You've done an MP on this, so can be expected to answer quite detailed questions, e.g about A*.

Key examples: graph search, maze search, Missionaries and Cannibals puzzle. 8-puzzle

Basic search methods

• Search problem formulation: initial state, actions, transition model, goal state(s), path cost, state space
• Outline for search algorithms: frontier, explored (done) states, best path, avoiding loops, storing or reconstructing return path
• Uninformed search strategies: breadth-first, uniform cost search, depth-first, iterative deepening, bidirectional

Edit distance (problem and algorithm)

A* search

• basic definitions and algorithm
• definitions of admissible and consistent, how do they relate? why is consistency useful?
• returns optimal path if heuristic admissible
• what makes one heuristic better than another?
• weighted A*

Comparison of search methods

• Advantages and disadvantages of each of these search methods compared to the others

Constraint satisfaction problems

Key examples (be familiar with basic rules)

• n-queens, map/graph coloring, Sudoku, Cryptarithmetic, Waltz line labelling
• Graph coloring is NP-complete.

Backtracking search (DFS)

• Variable assignments can be done in any order, search is to a known depth
• Why isn't looping a worry?
• Heuristics for variable and value selection: most constrained/most constraining variable, least constraining value
• Forward checking, constraint propagation
• AC-3 algorithm

Hill-climbing

• how it works (high-level idea only)
• how it differs from backtracking search

Planning

• State and action representation
• Preconditions and effects (postconditions)
• Situation space vs. plan space planners
• Forward and backward planning
• Sussman anomaly, interleaved planning
• The Frame Problem
• Towers of Hanoi takes time exponential in input size (number of rings)

Partial order (plan space) planning:
• the idea
• plan modification operations
• plan defects (open preconditions, threats) and how to fix them

Configuration space

You've done an MP on this, but the math/geometry turns evil very fast.

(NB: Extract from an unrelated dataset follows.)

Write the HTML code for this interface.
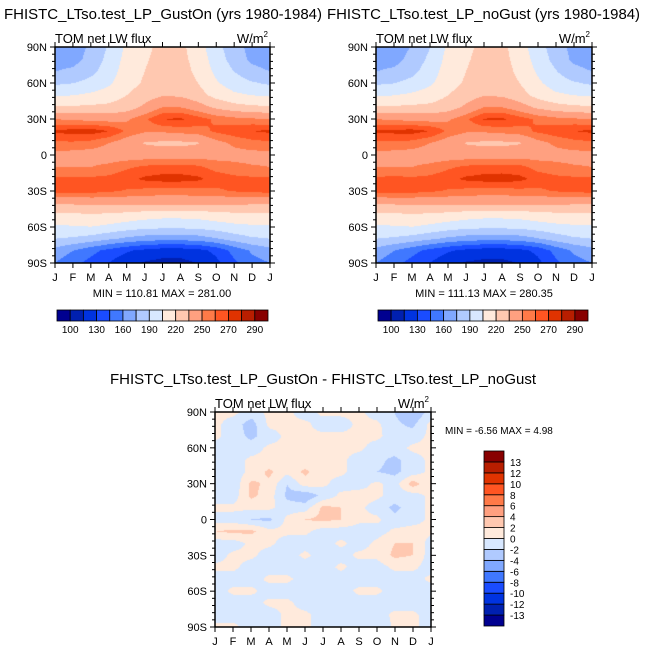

So expect concrete 2D problems involving relatively simple situations.

• Example configuration spaces: circular robot, n-link arm, rectangular robot with/without rotation.
• Sketch, or answer questions about, the configuration space for a (very simple) robot motion planning problem.

General knowledge (i.e. superficial only)

• types of robots (e.g. arms, moving carts, snakes, ...)
• ideal robot path: short but also smooth, safe
• graph-based planning: visibility graphs, cell decompositions, generalized Voronoi diagrams

Probability

• Random variables, axioms of probability
• Joint, marginal, conditional probability

Naive Bayes

Basic definitions and model:

• Bayes rule
• Likelihood, prior, posterior
• argmax operator
• Independence and conditional independence
• Maximum a posteriori (MAP) esimate, Maximum likelihood (ML) estimate, factoring out P(evidence)
• How does prior affect these estimates?

The Naive Bayes algorithm:

• How do we combine several conditionally independent pieces of evidence into one estimate of P(cause | evidence)?
• How do we choose the best value for the cause/class?
• How does the size of a Naive Bayes model compare to a full joint distribution?
• Why does it matter that Naive Bayes reduces the number of parameters we need to estimate?

The MP for this is still in the future. So detailed implementation issues will be on the second midterm.

Testing

• Roles of training, development, test datasets.
• Evaluation metrics for classification (true positive rate, accuracy, recall, ...)